Ettore Bugatti married Barbara Maria Giuseppina Mascherpa in 1907. Together they had four children: daughters L'Ébé (born 1903) and Lidia (born 1907), and sons Jean (born 1909) and Roland (born 1922). After Barbara died in 1944, Bugatti remarried in 1946, to Geneviève Marguerite Delcuze; they had a daughter, Thérèse, and a son, Michel.

Bugatti's personality was as distinctive as his cars. His relationship with customers was notably unsentimental. When an owner complained that his Bugatti was difficult to start on cold mornings, Bugatti reportedly replied: "Sir! If you can afford a Type 35, you can surely afford a heated garage!" When another customer complained about the brakes on a particular model, he answered: "I make my cars to go, not stop!"

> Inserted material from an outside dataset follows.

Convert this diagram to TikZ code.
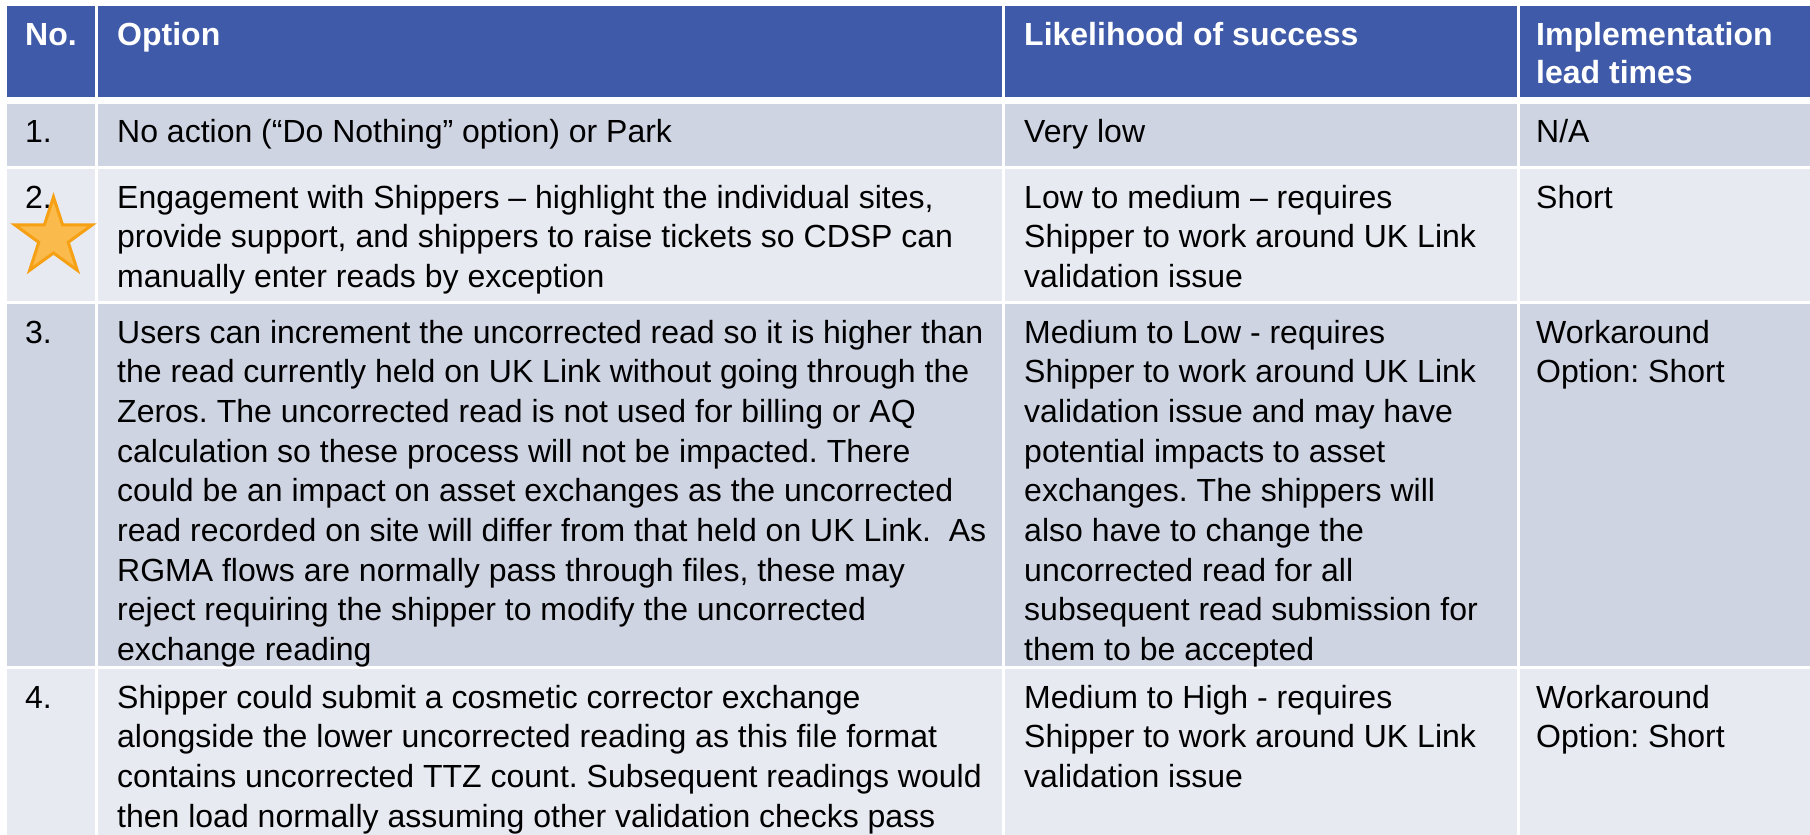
\documentclass[tikz,border=0pt]{standalone}
\usepackage{fontspec}
\setmainfont{Liberation Sans}
\definecolor{hdr}{RGB}{63,90,168}
\definecolor{rowA}{RGB}{207,212,227}
\definecolor{rowB}{RGB}{232,234,242}
\definecolor{starfill}{RGB}{251,186,76}
\definecolor{starline}{RGB}{246,160,20}
\frenchspacing
\newcommand{\celltext}[1]{\parbox[t]{60cm}{\raggedright #1}}
\tikzset{
  txt/.style={anchor=base west, inner sep=0pt, font=\frenchspacing\fontsize{32}{39.7}\selectfont},
  hd/.style={anchor=base west, inner sep=0pt, text=white, font=\bfseries\fontsize{32}{38.5}\selectfont},
  sep/.style={draw=white, line width=2.5pt},
  starstyle/.style={fill=starfill, draw=starline, line width=3pt, line join=miter},
}
\begin{document}
\begin{tikzpicture}[x=1pt,y=-1pt]
\useasboundingbox (0,0) rectangle (1810,835);
\fill[white] (0,0) rectangle (1810,835);
% rows
\fill[hdr]  (7,6)   rectangle (1810,97);
\fill[rowA] (7,104) rectangle (1810,166);
\fill[rowB] (7,169) rectangle (1810,301);
\fill[rowA] (7,304) rectangle (1810,666);
\fill[rowB] (7,669) rectangle (1810,835);
% column separators
\foreach \x in {96.5,1003.5,1518.5} \draw[sep] (\x,6) -- (\x,835);
% header
\node[hd] (h1) at (25,45) {No.};
\node[hd] (h2) at (117,45) {Option};
\node[hd] (h3) at (1024,45) {Likelihood of success};
\node[hd] (h4) at (1536,45) {\celltext{Implementation\\lead times}};
% row 1
\node[txt] (n1) at (25,142) {1.};
\node[txt] (o1) at (117,142) {No action (“Do Nothing” option) or Park};
\node[txt] (l1) at (1024,142) {Very low};
\node[txt] (t1) at (1536,142) {N/A};
% row 2
\node[txt] (n2) at (25,208) {2.};
\node[txt] (o2) at (117,208) {\celltext{Engagement with Shippers – highlight the individual sites,\\provide support, and shippers to raise tickets so CDSP can\\manually enter reads by exception}};
\node[txt] (l2) at (1024,208) {\celltext{Low to medium – requires\\Shipper to work around UK Link\\validation issue}};
\node[txt] (t2) at (1536,208) {Short};
% star
\begin{scope}[shift={(53.5,237.5)}]
\draw[starstyle] (90:40.5pt) -- (126:15.5pt) -- (162:40.5pt) -- (198:15.5pt) -- (234:40.5pt)
  -- (270:15.5pt) -- (306:40.5pt) -- (342:15.5pt) -- (18:40.5pt) -- (54:15.5pt) -- cycle;
\end{scope}
% row 3
\node[txt] (n3) at (25,343) {3.};
\node[txt] (o3) at (117,343) {\celltext{Users can increment the uncorrected read so it is higher than\\the read currently held on UK Link without going through the\\Zeros. The uncorrected read is not used for billing or AQ\\calculation so these process will not be impacted. There\\could be an impact on asset exchanges as the uncorrected\\read recorded on site will differ from that held on UK Link.~~As\\RGMA flows are normally pass through files, these may\\reject requiring the shipper to modify the uncorrected\\exchange reading}};
\node[txt] (l3) at (1024,343) {\celltext{Medium to Low - requires\\Shipper to work around UK Link\\validation issue and may have\\potential impacts to asset\\exchanges. The shippers will\\also have to change the\\uncorrected read for all\\subsequent read submission for\\them to be accepted}};
\node[txt] (t3) at (1536,343) {\celltext{Workaround\\Option: Short}};
% row 4
\node[txt] (n4) at (25,708) {4.};
\node[txt] (o4) at (117,708) {\celltext{Shipper could submit a cosmetic corrector exchange\\alongside the lower uncorrected reading as this file format\\contains uncorrected TTZ count. Subsequent readings would\\then load normally assuming other validation checks pass}};
\node[txt] (l4) at (1024,708) {\celltext{Medium to High - requires\\Shipper to work around UK Link\\validation issue}};
\node[txt] (t4) at (1536,708) {\celltext{Workaround\\Option: Short}};
\end{tikzpicture}
\end{document}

Bugatti died at the American Hospital in Neuilly-sur-Seine, in the late summer of 1947, from the after-effects of a stroke. A court had restored his seized Alsatian property to him on 20 June 1947, but he died on 21 August without regaining consciousness, almost certainly unaware of the decision. He was buried in the family plot at the municipal cemetery in Dorlisheim, near Molsheim.

He was inducted into the Automotive Hall of Fame in 2000. The Musée de la Chartreuse in Molsheim maintains a permanent section dedicated to his life and work. The Bugatti name, revived by successive owners in the decades after his death, remains one of the most recognisable and prestigious in the history of the automobile.